Mais la réelle difficulté apparaît lorsque aucune réponse claire n’est identifiable.
Or précisément en l’espèce, les termes ambigus de la lettre du salarié ne permettaient pas de caractériser son acceptation claire et non équivoque à la rétrogradation. C’est donc à raison – aux yeux des hauts magistrats – que les juges du fond ont considéré que l’employeur pouvait prononcer une autre sanction, ici le licenciement pour faute.
La solution est la bienvenue, car force est d’admettre qu’elle n’allait pas de soi. Le salarié avait en effet accepté la modification de son contrat en signant l’avenant qui lui avait été proposé. Son refus portait sur la qualification de sanction disciplinaire. L’on peut alors se poser la question – au-delà de la dimension sémantique – de la différence pratique en matière de conséquences entre les deux hypothèses (modification à titre disciplinaire et modification non disciplinaire). Force est alors d’admettre qu’elle apparaît réduite pour le salarié qui se retrouvera à assumer les fonctions prévues. Le fait de ne pas considérer la proposition de modification de poste sous un angle disciplinaire aurait permis au salarié de ne pas voir figurer trace de la sanction dans son dossier disciplinaire, et le cas échéant pour l’employeur de ne pas avoir épuisé son pouvoir de sanction vis-à-vis des manquements constatés.
Si cette solution s’inscrit en cohérence avec la jurisprudence antérieure, exigeant l’accord du salarié explicite, clair et non équivoque, comme pour toute autre modification du contrat de travail proposée pour un motif non économique (Soc. 31 oct. 2000, n° 98-44.988 P, D. 2001. 749, et les obs.
; 7 juill. 2009, n° 08-40.414, RJS 10/2009, n° 778), elle appellera désormais le salarié à une particulière vigilance lorsqu’il répond à une proposition de rétrogradation.

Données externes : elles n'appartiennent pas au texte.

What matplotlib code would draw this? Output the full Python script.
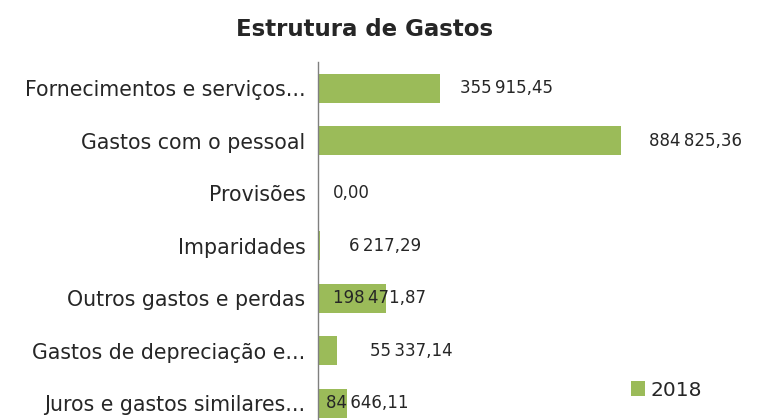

Le fait de ne pas répondre positivement, de répondre de façon ambiguë, ou de refuser le seul caractère disciplinaire de la mesure l’exposera en effet à l’application de la jurisprudence applicable en matière de refus, et donc le conduire le cas échéant à un licenciement en lieu et place de la proposition de rétrogradation.
Rappelons que dans cette procédure, l’employeur informe le salarié de sa faculté d’accepter ou de refuser la rétrogradation dans le courrier qui la notifie (Soc. 28 avr. 2011, n° 09-70.619 P, Dalloz actualité, 16 mai 2011, obs. J. Siro ; D. 2011. 1289, obs. J. Siro
). Les employeurs auront intérêt à sécuriser leur démarche en exigeant du salarié dans le courrier de proposition une acceptation claire et sans équivoque de la sanction, le cas échéant en lui adressant un formulaire prérempli avec un choix binaire.
Mais encore faudra-t-il que le licenciement soit pourvu d’une cause réelle et sérieuse, ce qui n’était pas le cas en l’espèce ; et c’est sur l’appréciation de cette cause réelle et sérieuse que les juges d’appel ont été censurés par la Cour de cassation.